People Like Us

One thing that I’ve realized is that while I have a bit of a background and interest in sound I don’t have a lot of sound-related stuff on the ‘blog. I do have images and lots of film stuff, but not much sound stuff outside of more traditional music at all. I’ve been fascinated the last few days with a radio show from WFMU, “DO or DIY with People Like Us
hosted by People Like Us who is Vicki Bennett. The show is a neat collection of offbeat music and collages created by People Like Us that I just love listening to.

I first heard People Like Us as part of the Illegal Art exhibition where her hauntingly beautiful track “Swinglargo” is included. I then saw the video “We Edit Life” that she was commissioned to make for Lovebytes. What she cuts and mixes together is clever and fun and with obscure references that I sometimes pick up and sometimes don’t, but always enjoy. She’s also profiled as a Featured Commoner as she’s a supporter of the Creative Commons project and is one of the people who suggested a sampling license. She has a very wide range of recordings available for download on her site, so you can listen and then buy some CDs. I’ve got to listen some more myself and buy some CDs. (But People Like Us also makes me want to do more with sound on my own too…the last thing I did was silent!)

November 18, 2003 , , , , , ,

Digital Dialogues

I’ve had the good fortune to be included as part of an exhibition at the Acadia University Art Gallery called “Digital Dialogues: connecting in art and science”. The exhibition was curated by Gair Dunlop who is a visiting artist from Scotland who I met in New Brunswick at the Atlantic Cultural Space Conference in May. One of the other people that I met there was Jan Marontate who thought that it would be neat to get Gair back here. Flash forward a year and a half later and thanks to funding from the Daniel Langlois Foundation for Art Science and Technology, Gair has been back and he’s curated a great show that explores the area around here, which is next to the Bay of Fundy, and explores art and science, science and art, and it gave me a chance to explore some things I wouldn’t normally explore. The project was coordinated by the talented Janice Hudson who toiled away in the Peter Gzowski room with Gair. The amazing crew at the Acadia Institute for Teaching and Technology also were an integral part of the whole process and they did some neat stuff (as they usually do). This is just the perspective that I have looking from slightly outside the whole process, which always requires a lot of people to make something wonderful happen.

Circular Logic stillFor my contribution I took a series of 1005 digital stills to form a set of 7 loops around 3 locations in Wolfville. I would take a still, step to my right and then take another still and repeat the process from between 60 to 400 times. I then combined the stills together to form animated loops. Then I played with it in Final Cut Pro and made filmstrips that remind me of working with 16mm film. Finally I put it all together onto a DVD that I burned. It’s called “Circular Logic: 7 Loops in Wolfville” and it’s part of what I think of as the inappropriate use of technology. It involves using technologies is way that they aren’t really supposed to be used. It was a lot of fun. Eventually it will be up on the Web and I’ll let you know more about it and I’ve also got to go back and explore more of works as the opening was tonight and I didn’t get a chance to explore much. The show runs until September 24 at the Acadia University Art Gallery in the Beveridge Art Centre in Wolfville.
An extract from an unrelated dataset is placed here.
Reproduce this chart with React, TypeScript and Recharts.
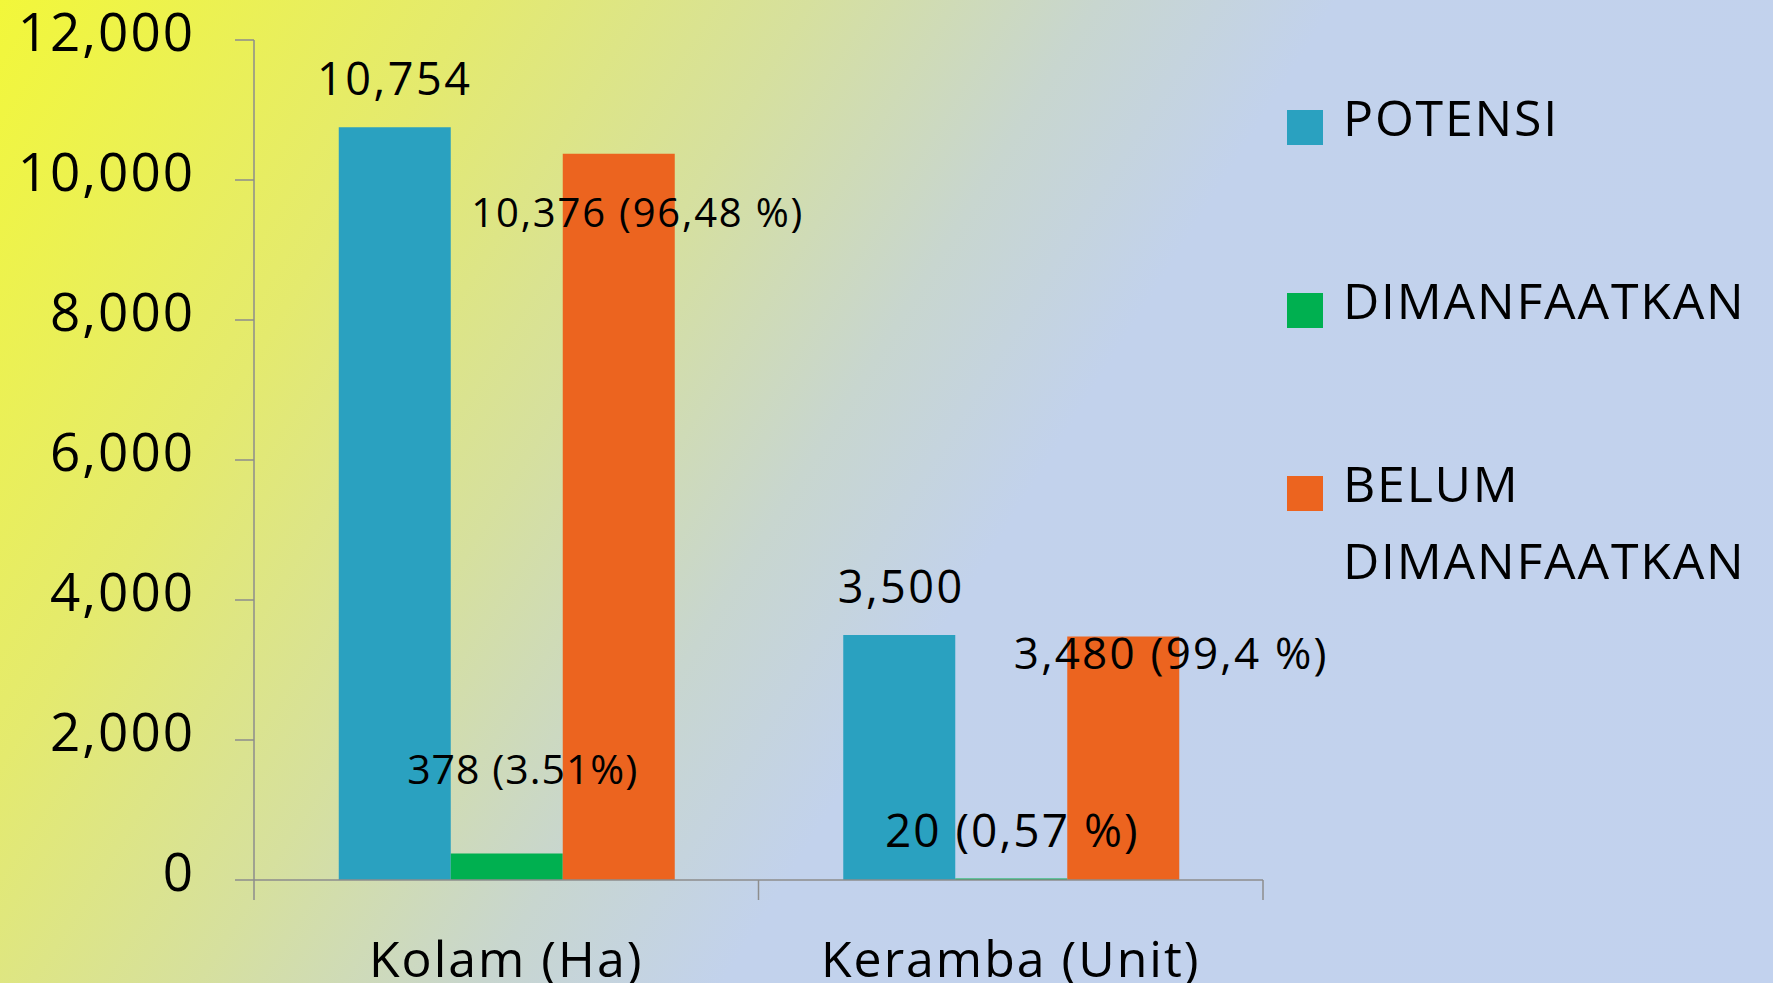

September 11, 2003 , , , , , ,

Processing Alpha

I’ve discovered a new environment for developing and exploring the possibilities of digital media. One of the problems in working with digital media over time is that if you change tools and as things evolve it becomes difficult to work with older material. The other challenge is that the tools that you use tend to push you in a certain direction. You don’t have to follow that direction, but it’s harder to swim against the current. I’ve used a bunch of different tools and I’m fascinated in how the history and evolution of tools can be embodied within them. As time goes by I notice how new tools always seem to have all the answers, but overall it doesn’t seem as if things have evolved that much.
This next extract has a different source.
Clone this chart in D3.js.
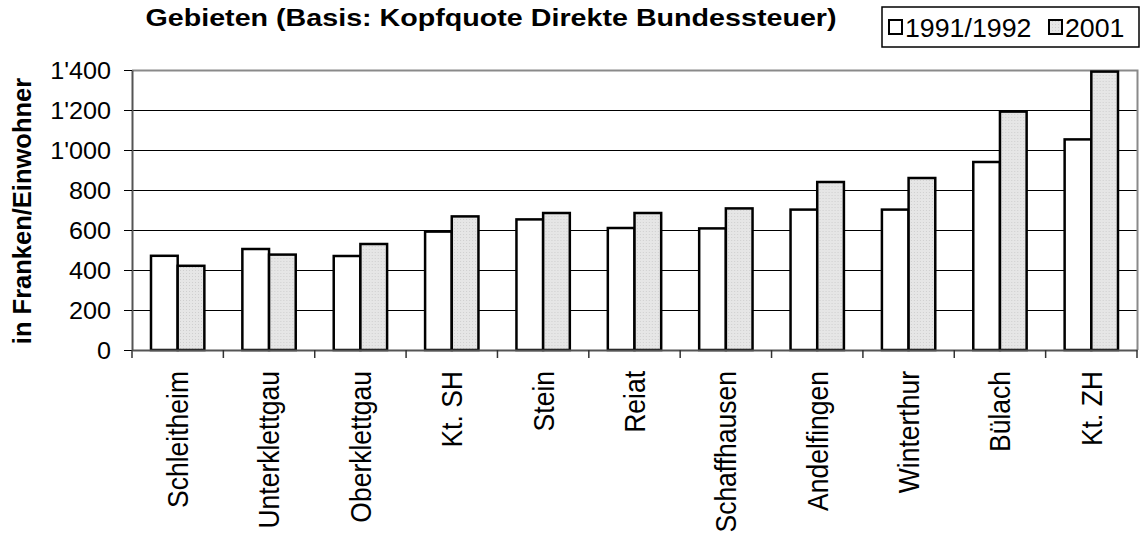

Back in the old days when I started using version 4 of Director it was amazing…so much that you could do. Now the hot tool is Flash and it seems as though Macromedia is revising their product line using years to maximize the profit. Even though I’ve used a lot of versions of Flash, I’m getting tired of constantly updating. I’ve been thinking for years that there is a need for an open-source or free tool for developing things a bit more advanced than what you can do with other programming languages.

Now I think I may have found it in Processing, which was started by Ben Fry and Casey Reas. It’s designed to allow the exploration of programming more within the context of electronic art. What’s neat is that it is built upon Java, so when you’re done you export your work as Java and it can be placed on a Web page…no complicated plug-ins, etc. I’ve started playing with it and I hope to have some experiments up soon.
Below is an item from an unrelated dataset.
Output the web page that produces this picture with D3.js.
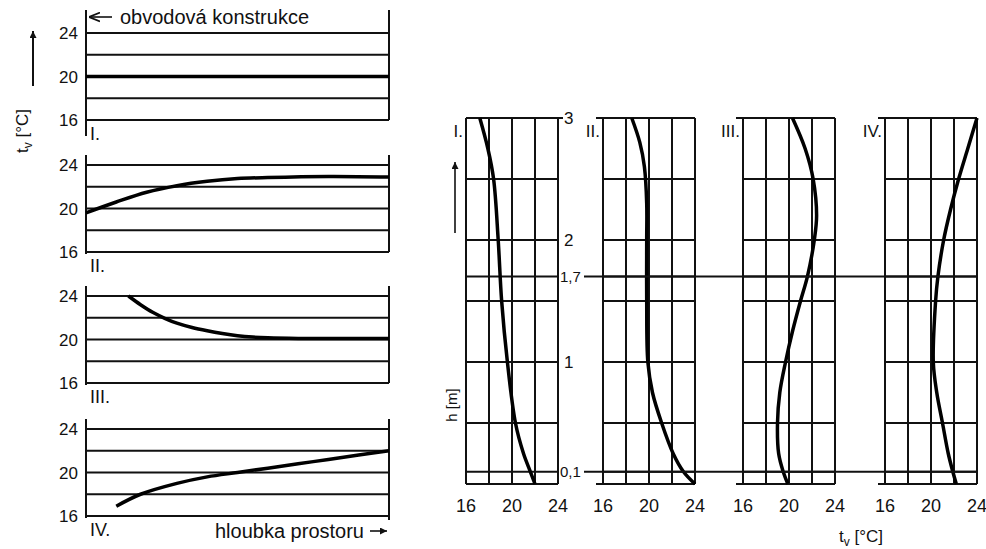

September 1, 2003 , , , , , ,

They Are Dynamic

Iamstatic is back with a redesign and new members. Featured works are by James Paterson and Randy Knott. I saw Randy’s “Don’t Forget to Remember” in a theatre on a big screen while at a conference in Moncton last year. It’s a great linear Flash piece that makes me wish for a perfect world where great work like that is shown in theatres … instead of the stuff that is usually shown there. It’s great to see Iamstatic back!